Source material:
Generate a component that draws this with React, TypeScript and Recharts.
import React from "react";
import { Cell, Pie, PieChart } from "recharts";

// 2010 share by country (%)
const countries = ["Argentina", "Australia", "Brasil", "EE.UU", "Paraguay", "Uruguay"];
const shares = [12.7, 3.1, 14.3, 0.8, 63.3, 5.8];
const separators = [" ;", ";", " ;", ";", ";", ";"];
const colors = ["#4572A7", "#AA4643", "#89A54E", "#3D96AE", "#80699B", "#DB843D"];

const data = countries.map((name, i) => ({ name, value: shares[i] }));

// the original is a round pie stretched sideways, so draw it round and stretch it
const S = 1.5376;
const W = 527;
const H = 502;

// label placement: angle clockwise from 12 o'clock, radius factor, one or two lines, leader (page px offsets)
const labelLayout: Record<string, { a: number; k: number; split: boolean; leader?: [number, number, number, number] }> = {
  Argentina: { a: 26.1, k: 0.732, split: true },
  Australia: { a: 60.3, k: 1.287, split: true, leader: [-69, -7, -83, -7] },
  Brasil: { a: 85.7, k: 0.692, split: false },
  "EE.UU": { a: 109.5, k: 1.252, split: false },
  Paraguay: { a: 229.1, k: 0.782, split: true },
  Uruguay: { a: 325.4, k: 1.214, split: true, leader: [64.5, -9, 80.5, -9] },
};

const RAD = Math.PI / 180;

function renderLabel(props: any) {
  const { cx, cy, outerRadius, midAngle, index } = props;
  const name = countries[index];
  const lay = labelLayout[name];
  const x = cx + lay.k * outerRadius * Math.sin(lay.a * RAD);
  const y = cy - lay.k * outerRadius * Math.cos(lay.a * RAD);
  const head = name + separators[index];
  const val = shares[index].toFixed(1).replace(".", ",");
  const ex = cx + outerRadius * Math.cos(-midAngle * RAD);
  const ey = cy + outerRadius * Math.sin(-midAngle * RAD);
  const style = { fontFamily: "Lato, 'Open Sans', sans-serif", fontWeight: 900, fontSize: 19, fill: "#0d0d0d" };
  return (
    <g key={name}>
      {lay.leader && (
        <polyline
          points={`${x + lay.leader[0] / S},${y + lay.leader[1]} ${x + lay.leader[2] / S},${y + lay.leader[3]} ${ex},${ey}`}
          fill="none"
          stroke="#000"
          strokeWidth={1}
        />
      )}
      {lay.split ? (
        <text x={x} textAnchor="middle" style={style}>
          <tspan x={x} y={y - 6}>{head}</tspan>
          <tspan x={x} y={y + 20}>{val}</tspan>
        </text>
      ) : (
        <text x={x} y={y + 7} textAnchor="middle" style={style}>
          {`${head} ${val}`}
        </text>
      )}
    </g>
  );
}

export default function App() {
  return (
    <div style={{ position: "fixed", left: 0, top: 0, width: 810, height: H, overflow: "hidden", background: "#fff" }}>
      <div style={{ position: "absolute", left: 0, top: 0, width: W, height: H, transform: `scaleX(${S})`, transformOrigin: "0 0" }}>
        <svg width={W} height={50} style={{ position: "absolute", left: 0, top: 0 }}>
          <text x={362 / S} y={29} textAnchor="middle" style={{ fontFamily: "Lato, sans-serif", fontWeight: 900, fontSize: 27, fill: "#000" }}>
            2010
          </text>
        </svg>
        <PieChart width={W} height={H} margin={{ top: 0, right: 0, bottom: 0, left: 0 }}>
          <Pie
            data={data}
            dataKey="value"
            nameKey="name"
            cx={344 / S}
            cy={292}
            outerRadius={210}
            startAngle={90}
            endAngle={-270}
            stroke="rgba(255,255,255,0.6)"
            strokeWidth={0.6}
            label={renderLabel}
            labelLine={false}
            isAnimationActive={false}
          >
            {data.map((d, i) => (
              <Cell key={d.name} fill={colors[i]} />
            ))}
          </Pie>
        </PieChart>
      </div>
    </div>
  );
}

Task to complete: Your task is to repeat the data exactly, with nothing left out.

Task output:
Generate a component that draws this with React, TypeScript and Recharts.
import React from "react";
import { Cell, Pie, PieChart } from "recharts";

// 2010 share by country (%)
const countries = ["Argentina", "Australia", "Brasil", "EE.UU", "Paraguay", "Uruguay"];
const shares = [12.7, 3.1, 14.3, 0.8, 63.3, 5.8];
const separators = [" ;", ";", " ;", ";", ";", ";"];
const colors = ["#4572A7", "#AA4643", "#89A54E", "#3D96AE", "#80699B", "#DB843D"];

const data = countries.map((name, i) => ({ name, value: shares[i] }));

// the original is a round pie stretched sideways, so draw it round and stretch it
const S = 1.5376;
const W = 527;
const H = 502;

// label placement: angle clockwise from 12 o'clock, radius factor, one or two lines, leader (page px offsets)
const labelLayout: Record<string, { a: number; k: number; split: boolean; leader?: [number, number, number, number] }> = {
  Argentina: { a: 26.1, k: 0.732, split: true },
  Australia: { a: 60.3, k: 1.287, split: true, leader: [-69, -7, -83, -7] },
  Brasil: { a: 85.7, k: 0.692, split: false },
  "EE.UU": { a: 109.5, k: 1.252, split: false },
  Paraguay: { a: 229.1, k: 0.782, split: true },
  Uruguay: { a: 325.4, k: 1.214, split: true, leader: [64.5, -9, 80.5, -9] },
};

const RAD = Math.PI / 180;

function renderLabel(props: any) {
  const { cx, cy, outerRadius, midAngle, index } = props;
  const name = countries[index];
  const lay = labelLayout[name];
  const x = cx + lay.k * outerRadius * Math.sin(lay.a * RAD);
  const y = cy - lay.k * outerRadius * Math.cos(lay.a * RAD);
  const head = name + separators[index];
  const val = shares[index].toFixed(1).replace(".", ",");
  const ex = cx + outerRadius * Math.cos(-midAngle * RAD);
  const ey = cy + outerRadius * Math.sin(-midAngle * RAD);
  const style = { fontFamily: "Lato, 'Open Sans', sans-serif", fontWeight: 900, fontSize: 19, fill: "#0d0d0d" };
  return (
    <g key={name}>
      {lay.leader && (
        <polyline
          points={`${x + lay.leader[0] / S},${y + lay.leader[1]} ${x + lay.leader[2] / S},${y + lay.leader[3]} ${ex},${ey}`}
          fill="none"
          stroke="#000"
          strokeWidth={1}
        />
      )}
      {lay.split ? (
        <text x={x} textAnchor="middle" style={style}>
          <tspan x={x} y={y - 6}>{head}</tspan>
          <tspan x={x} y={y + 20}>{val}</tspan>
        </text>
      ) : (
        <text x={x} y={y + 7} textAnchor="middle" style={style}>
          {`${head} ${val}`}
        </text>
      )}
    </g>
  );
}

export default function App() {
  return (
    <div style={{ position: "fixed", left: 0, top: 0, width: 810, height: H, overflow: "hidden", background: "#fff" }}>
      <div style={{ position: "absolute", left: 0, top: 0, width: W, height: H, transform: `scaleX(${S})`, transformOrigin: "0 0" }}>
        <svg width={W} height={50} style={{ position: "absolute", left: 0, top: 0 }}>
          <text x={362 / S} y={29} textAnchor="middle" style={{ fontFamily: "Lato, sans-serif", fontWeight: 900, fontSize: 27, fill: "#000" }}>
            2010
          </text>
        </svg>
        <PieChart width={W} height={H} margin={{ top: 0, right: 0, bottom: 0, left: 0 }}>
          <Pie
            data={data}
            dataKey="value"
            nameKey="name"
            cx={344 / S}
            cy={292}
            outerRadius={210}
            startAngle={90}
            endAngle={-270}
            stroke="rgba(255,255,255,0.6)"
            strokeWidth={0.6}
            label={renderLabel}
            labelLine={false}
            isAnimationActive={false}
          >
            {data.map((d, i) => (
              <Cell key={d.name} fill={colors[i]} />
            ))}
          </Pie>
        </PieChart>
      </div>
    </div>
  );
}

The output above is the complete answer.